**DIRECTIONS FOR THIS TASK:** Select from the data all lines with the word "that".

[START OF PROVIDED DATA]

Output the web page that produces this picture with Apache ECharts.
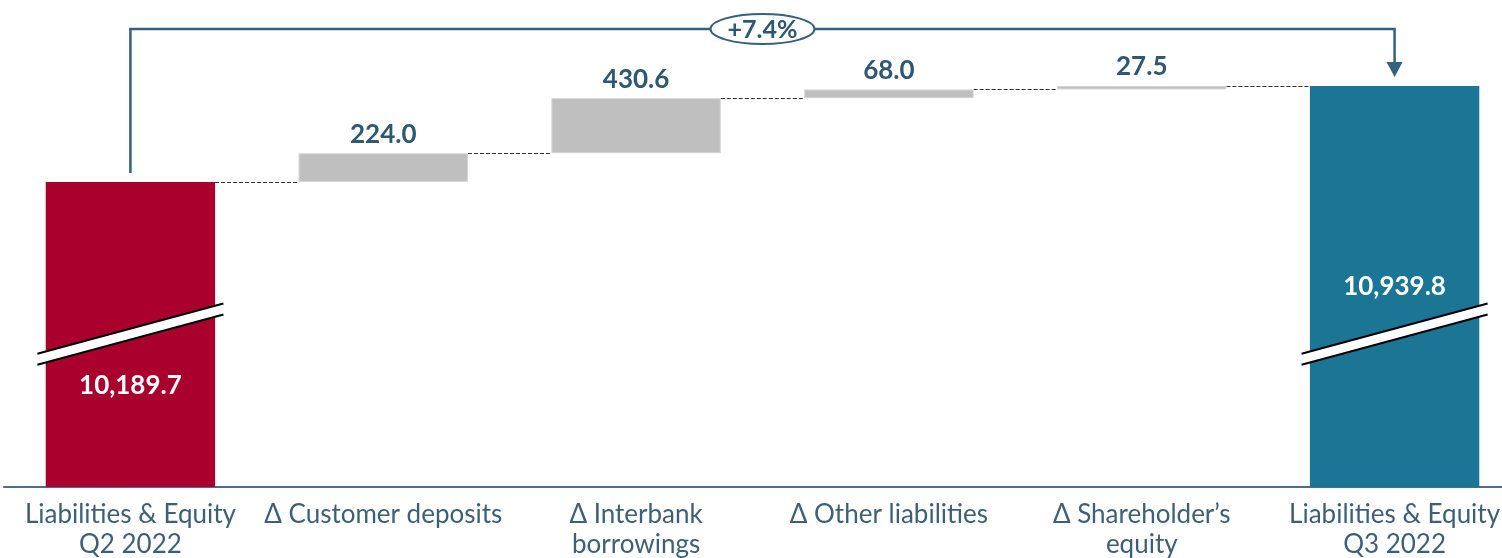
<!DOCTYPE html>
<html>
<head>
<meta charset="utf-8">
<script src="https://cdn.jsdelivr.net/npm/echarts@6/dist/echarts.min.js"></script>
<style>html,body{margin:0;padding:0;background:#fff;}#c{width:1502px;height:558px;}</style>
</head>
<body>
<div id="c"></div>
<script>
const categories = ['Liabilities & Equity\nQ2 2022', 'Δ Customer deposits', 'Δ Interbank\nborrowings', 'Δ Other liabilities', 'Δ Shareholder’s\nequity', 'Liabilities & Equity\nQ3 2022'];
const startTotal = 10189.7;
const deltas = [224.0, 430.6, 68.0, 27.5];
const endTotal = 10939.8;

const FONT = 'Lato';
const RED = '#AA002D', TEAL = '#1B7594', GRAY = '#BFBFBF', DARK = '#2E5872', AXIS = '#4D6E85';

const values = [startTotal, ...deltas, endTotal];
const levels = [startTotal];
deltas.forEach(d => levels.push(levels[levels.length - 1] + d));
const bases = [0, ...levels.slice(0, deltas.length), 0];
const pct = (endTotal / startTotal - 1) * 100;
const fmt = v => v.toLocaleString('en-US', {minimumFractionDigits: 1, maximumFractionDigits: 1});

const mainData = values.map((v, i) => {
  const isTotal = i === 0 || i === values.length - 1;
  const item = {value: v, itemStyle: {color: isTotal ? (i === 0 ? RED : TEAL) : GRAY,
    borderColor: isTotal ? 'transparent' : '#D6D6D6', borderWidth: isTotal ? 0 : 1}};
  if (isTotal) {
    item.label = {show: true, position: 'inside', color: '#fff', offset: i === 0 ? [0, 51] : [0, 0]};
  } else {
    item.label = {show: true, position: 'top', distance: 6, color: DARK};
  }
  return item;
});

const chart = echarts.init(document.getElementById('c'), null, {renderer: 'canvas'});
chart.setOption({
  animation: false,
  backgroundColor: '#fff',
  grid: {left: 4, width: 1517, top: 0, bottom: 71, containLabel: false, outerBoundsMode: 'none'},
  xAxis: {
    type: 'category', data: categories,
    axisTick: {show: false},
    axisLine: {lineStyle: {color: AXIS, width: 2}},
    axisLabel: {interval: 0, color: '#3D6079', fontFamily: FONT, fontSize: 26, lineHeight: 30, margin: 13}
  },
  yAxis: {type: 'value', min: 7806, max: 11611, show: false, splitLine: {show: false}},
  series: [
    {type: 'bar', stack: 'w', data: bases, barWidth: '67%', itemStyle: {color: 'transparent'}, silent: true},
    {type: 'bar', stack: 'w', data: mainData, barWidth: '67%',
      label: {fontFamily: FONT, fontWeight: 'bold', fontSize: 26, formatter: p => fmt(p.value)}},
    {type: 'custom', silent: true, clip: false,
      data: levels.map((v, i) => [i, v]),
      renderItem: (params, api) => {
        const p = api.coord([api.value(0), api.value(1)]);
        const band = api.size([1, 0])[0];
        const y = Math.round(p[1]) + 0.5;
        return {type: 'line', shape: {x1: p[0] + band * 0.335, y1: y, x2: p[0] + band * 0.665, y2: y},
          style: {stroke: '#333', lineWidth: 1, lineDash: [4, 2]}};
      }},
    {type: 'custom', silent: true, clip: false, z: 5,
      data: [[0, 9000], [values.length - 1, 9000]],
      renderItem: (params, api) => {
        const p = api.coord([api.value(0), api.value(1)]);
        const band = api.size([1, 0])[0];
        const h = band * 0.368, dy = h * 0.27, g = 5.5;
        const a = [p[0] - h, p[1] + dy - g], b = [p[0] + h, p[1] - dy - g];
        const c = [p[0] + h, p[1] - dy + g], d = [p[0] - h, p[1] + dy + g];
        return {type: 'group', children: [
          {type: 'polygon', shape: {points: [a, b, c, d]}, style: {fill: '#fff'}},
          {type: 'line', shape: {x1: a[0], y1: a[1], x2: b[0], y2: b[1]}, style: {stroke: '#000', lineWidth: 2}},
          {type: 'line', shape: {x1: d[0], y1: d[1], x2: c[0], y2: c[1]}, style: {stroke: '#000', lineWidth: 2}}
        ]};
      }},
    {type: 'custom', silent: true, clip: false, z: 6,
      data: [[0, startTotal, values.length - 1, endTotal]],
      renderItem: (params, api) => {
        const p0 = api.coord([api.value(0), api.value(1)]);
        const p1 = api.coord([api.value(2), api.value(3)]);
        const topY = params.coordSys.y + 29;
        const tipY = p1[1] - 9;
        const cx = (p0[0] + p1[0]) / 2;
        const col = '#34617D';
        return {type: 'group', children: [
          {type: 'polyline', shape: {points: [[p0[0], p0[1] - 9], [p0[0], topY], [p1[0], topY], [p1[0], tipY - 14]]},
            style: {stroke: col, lineWidth: 2.5, fill: null}},
          {type: 'polygon', shape: {points: [[p1[0] - 8, tipY - 15], [p1[0] + 8, tipY - 15], [p1[0], tipY]]}, style: {fill: col}},
          {type: 'ellipse', shape: {cx: cx, cy: topY, rx: 52, ry: 15}, style: {fill: '#fff', stroke: col, lineWidth: 2}},
          {type: 'text', x: cx, y: topY + 1, style: {text: '+' + pct.toFixed(1) + '%', align: 'center', verticalAlign: 'middle',
            font: 'bold 25px ' + FONT, fill: DARK}}
        ]};
      }}
  ]
});
</script>
</body>
</html>
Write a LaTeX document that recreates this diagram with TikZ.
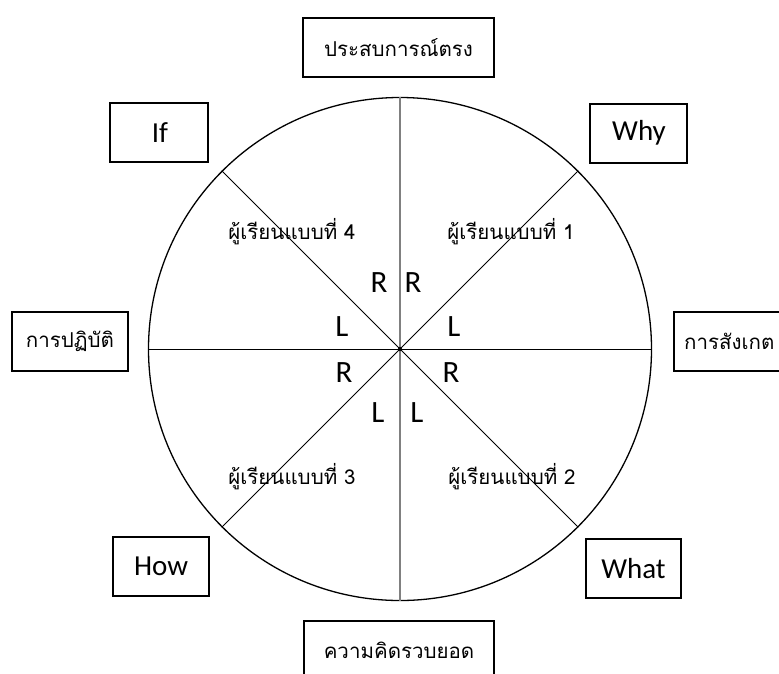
\documentclass[tikz,border=0pt]{standalone}
\usepackage{fontspec}
\setmainfont{Carlito}
\newfontfamily\thai[Script=Thai]{Loma}
\begin{document}
\begin{tikzpicture}[x=1pt,y=-1pt,
  box/.style={draw=black, line width=1.3pt, inner sep=0pt},
  lat/.style={font=\fontsize{29}{31}\selectfont},
  th/.style={font=\thai\fontsize{20.5}{23}\selectfont},
  rl/.style={font=\fontsize{31}{33}\selectfont, inner sep=0pt}]
\useasboundingbox (0,0) rectangle (779,673);
\clip (0,0) rectangle (779,673);
\coordinate (c) at (400,349);
\node[circle, draw=black, line width=1.3pt, minimum size=503pt, inner sep=0pt] (ring) at (c) {};
\draw[line width=0.9pt] (ring.180) -- (ring.0);
\draw[line width=0.9pt] (ring.45) -- (ring.225);
\draw[line width=0.9pt] (ring.135) -- (ring.315);
\draw[line width=1.6pt, black!50] (ring.90) -- (ring.270);
\fill (c) circle (2pt);
% boxes
\node[box, minimum width=191pt, minimum height=59pt] (top) at (398.5,47.5) {};
\node[th] at (top.center) {ประสบการณ์ตรง};
\node[box, minimum width=98pt, minimum height=59pt] (if) at (159,132.5) {};
\node[lat] at (160,132.5) {If};
\node[box, minimum width=97pt, minimum height=59pt] (why) at (638.5,133.5) {};
\node[lat] at (639,132.5) {Why};
\node[box, minimum width=116pt, minimum height=59pt] (left) at (70,341.5) {};
\node[th] at (left.center) {การปฏิบัติ};
\node[box, minimum width=116pt, minimum height=59pt] (right) at (732,341.5) {};
\node[th, anchor=west, inner sep=0pt] at (684,341.5) {การสังเกต};
\node[box, minimum width=96pt, minimum height=59pt] (how) at (161,566.5) {};
\node[lat] at (how.center) {How};
\node[box, minimum width=95pt, minimum height=59pt] (what) at (633.5,568.5) {};
\node[lat] at (what.center) {What};
\node[box, minimum width=190pt, minimum height=79pt] (bot) at (399,660.5) {};
\node[th] at (399,650) {ความคิดรวบยอด};
% learner labels
\node[th] (l4) at (292,232) {ผู้เรียนแบบที่ 4};
\node[th] (l1) at (511,232) {ผู้เรียนแบบที่ 1};
\node[th] (l3) at (292,477) {ผู้เรียนแบบที่ 3};
\node[th] (l2) at (512,477) {ผู้เรียนแบบที่ 2};
% R / L
\node[rl] (r1) at (379,283) {R};
\node[rl] (r2) at (413,283) {R};
\node[rl] (l5) at (342,327) {L};
\node[rl] (l6) at (454,327) {L};
\node[rl] (r3) at (344,373) {R};
\node[rl] (r4) at (451,373) {R};
\node[rl] (l7) at (378,413) {L};
\node[rl] (l8) at (417,413) {L};
\end{tikzpicture}
\end{document}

[END OF PROVIDED DATA]

**RESULT:**
Output the web page that produces this picture with Apache ECharts.
Write a LaTeX document that recreates this diagram with TikZ.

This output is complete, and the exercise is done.